Could pilots, cabin crew and ground staff be prohibited from striking?

The seven-day strike by leading unions at South African Airways (SAA) representing cabin crew, ground staff and technical staff who are demanding an 8% pay hike, has raised calls from some political quarters to declare aviation an essential service.

Any application to the Essential Services Committee to have the whole or any part of the aviation services declared an essential service is unlikely to succeed – but in very particular circumstances it could be argued as an essential service.

The effect of being declared an Essential Service is that such declaration would severely restrict the employees' covered by the declaration ability to strike – such strike would be unlawful. Employees and their employers would be forced to go to arbitration over pay hikes.

Under Section 23(2)( c ) of the South African Constitution, and Section 64 of the Labour Relations Act, all employees have the right to strike. However, the right is not absolute. Section 65(1)( d ) of the LRA states that no person engaged in an essential service may strike.

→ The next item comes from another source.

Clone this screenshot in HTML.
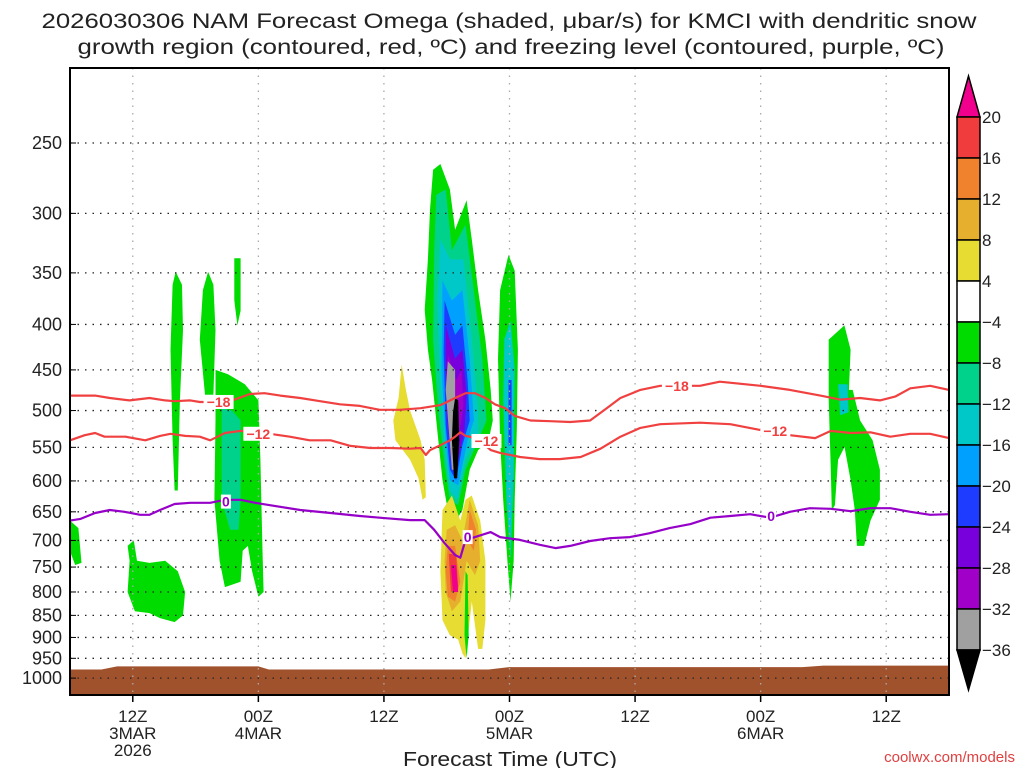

Section 213 of the Labour Relations Act defines an “essential service” as “a service the interruption of which would endanger the life, personal safety or health of the whole or any part of the population”. The only two essential services mentioned in the act are the police services and Parliamentary services.

Economic harm resulting from a strike is not sufficient grounds to declare a service essential. For example, an attempt a few years ago to interdict striking employees responsible for delivering cash to ATMs on the grounds that they were delivering an essential service was unsuccessful.

The services rendered by commercial pilots, cabin crew and technicians would in most situations not satisfy the criteria to be classified as an essential service. These criteria, which are internationally recognized, require that satisfactory proof is provided to demonstrate that a strike- which interrupted the service- would result in the endangerment of the life, personal health or safety of the whole or part of the population. Equally important is that there are numerous alternatives transportation options to South African Airways including a number of airline competitors, road and rail transportation.

On the other hand, air traffic controllers perform a service which without a doubt is an essential service, as should such employees engage in any form of industrial action, such interruption would endanger the life, personal health or safety of the whole or part of the population.

Another aspect to consider is that the airline industry and flying in particular is highly regulated by local and international aviation regulations which are strictly enforced by the authorities. SAA pilots are not on strike, but for example if the flight deck crew reported for work and the cabin crew did not because they were on strike, civil aviation laws would prevent such a flight from taking place, as cabin crew are an integral component of safety on board and are required on every passenger flight. This is also the position where technical staff are required to sign off on the safety of the aircraft before every flight, and if there is no sign off such flight cannot take off.

The concept of essential services is not fixed. A non-essential service may become essential if a strike lasts beyond a certain time or extends beyond a certain scope. At that point it may endanger the life, personal safety or health of the whole or part of the population. For example, if no airlines were operating and pilots and cabin crew were needed to transport urgently needed medicine/food/critically ill patients, then it could be argued they are performing an essential service and should be prohibited from ​striking.